| AIM OF THE TASK |
Could every line of the data be printed exactly as it reads?

| GIVEN DATA |

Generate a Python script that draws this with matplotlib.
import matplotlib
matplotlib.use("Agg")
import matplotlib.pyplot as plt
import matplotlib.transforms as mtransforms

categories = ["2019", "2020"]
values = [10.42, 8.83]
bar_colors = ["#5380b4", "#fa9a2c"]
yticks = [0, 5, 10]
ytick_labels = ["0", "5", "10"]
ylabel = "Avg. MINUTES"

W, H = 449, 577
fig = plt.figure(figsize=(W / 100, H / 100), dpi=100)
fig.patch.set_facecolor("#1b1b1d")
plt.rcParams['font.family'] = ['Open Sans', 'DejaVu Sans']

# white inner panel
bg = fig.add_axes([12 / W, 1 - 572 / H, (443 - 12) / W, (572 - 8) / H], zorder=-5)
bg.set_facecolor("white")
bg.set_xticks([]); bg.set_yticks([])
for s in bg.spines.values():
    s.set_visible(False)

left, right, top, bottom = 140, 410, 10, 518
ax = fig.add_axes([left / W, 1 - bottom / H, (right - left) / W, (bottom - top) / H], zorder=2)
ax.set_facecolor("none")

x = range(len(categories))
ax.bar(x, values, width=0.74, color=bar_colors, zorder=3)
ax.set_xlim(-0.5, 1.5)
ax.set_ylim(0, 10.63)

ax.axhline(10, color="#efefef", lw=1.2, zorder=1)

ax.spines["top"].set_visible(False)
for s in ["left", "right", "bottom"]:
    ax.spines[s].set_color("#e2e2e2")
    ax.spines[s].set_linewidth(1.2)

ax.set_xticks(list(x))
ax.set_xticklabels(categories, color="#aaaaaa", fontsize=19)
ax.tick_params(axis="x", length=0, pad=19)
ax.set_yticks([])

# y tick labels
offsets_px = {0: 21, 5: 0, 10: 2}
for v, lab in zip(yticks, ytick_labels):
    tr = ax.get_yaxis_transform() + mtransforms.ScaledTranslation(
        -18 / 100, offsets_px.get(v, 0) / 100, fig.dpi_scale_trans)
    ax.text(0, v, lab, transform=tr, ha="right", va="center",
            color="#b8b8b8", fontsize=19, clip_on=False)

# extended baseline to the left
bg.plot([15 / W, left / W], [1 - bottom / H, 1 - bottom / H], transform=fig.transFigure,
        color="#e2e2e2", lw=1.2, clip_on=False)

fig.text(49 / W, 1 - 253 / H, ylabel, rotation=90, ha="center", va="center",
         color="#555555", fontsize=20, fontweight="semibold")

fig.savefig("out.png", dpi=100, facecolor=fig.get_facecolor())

| EXERCISE RESULT |
Generate a Python script that draws this with matplotlib.
import matplotlib
matplotlib.use("Agg")
import matplotlib.pyplot as plt
import matplotlib.transforms as mtransforms

categories = ["2019", "2020"]
values = [10.42, 8.83]
bar_colors = ["#5380b4", "#fa9a2c"]
yticks = [0, 5, 10]
ytick_labels = ["0", "5", "10"]
ylabel = "Avg. MINUTES"

W, H = 449, 577
fig = plt.figure(figsize=(W / 100, H / 100), dpi=100)
fig.patch.set_facecolor("#1b1b1d")
plt.rcParams['font.family'] = ['Open Sans', 'DejaVu Sans']

# white inner panel
bg = fig.add_axes([12 / W, 1 - 572 / H, (443 - 12) / W, (572 - 8) / H], zorder=-5)
bg.set_facecolor("white")
bg.set_xticks([]); bg.set_yticks([])
for s in bg.spines.values():
    s.set_visible(False)

left, right, top, bottom = 140, 410, 10, 518
ax = fig.add_axes([left / W, 1 - bottom / H, (right - left) / W, (bottom - top) / H], zorder=2)
ax.set_facecolor("none")

x = range(len(categories))
ax.bar(x, values, width=0.74, color=bar_colors, zorder=3)
ax.set_xlim(-0.5, 1.5)
ax.set_ylim(0, 10.63)

ax.axhline(10, color="#efefef", lw=1.2, zorder=1)

ax.spines["top"].set_visible(False)
for s in ["left", "right", "bottom"]:
    ax.spines[s].set_color("#e2e2e2")
    ax.spines[s].set_linewidth(1.2)

ax.set_xticks(list(x))
ax.set_xticklabels(categories, color="#aaaaaa", fontsize=19)
ax.tick_params(axis="x", length=0, pad=19)
ax.set_yticks([])

# y tick labels
offsets_px = {0: 21, 5: 0, 10: 2}
for v, lab in zip(yticks, ytick_labels):
    tr = ax.get_yaxis_transform() + mtransforms.ScaledTranslation(
        -18 / 100, offsets_px.get(v, 0) / 100, fig.dpi_scale_trans)
    ax.text(0, v, lab, transform=tr, ha="right", va="center",
            color="#b8b8b8", fontsize=19, clip_on=False)

# extended baseline to the left
bg.plot([15 / W, left / W], [1 - bottom / H, 1 - bottom / H], transform=fig.transFigure,
        color="#e2e2e2", lw=1.2, clip_on=False)

fig.text(49 / W, 1 - 253 / H, ylabel, rotation=90, ha="center", va="center",
         color="#555555", fontsize=20, fontweight="semibold")

fig.savefig("out.png", dpi=100, facecolor=fig.get_facecolor())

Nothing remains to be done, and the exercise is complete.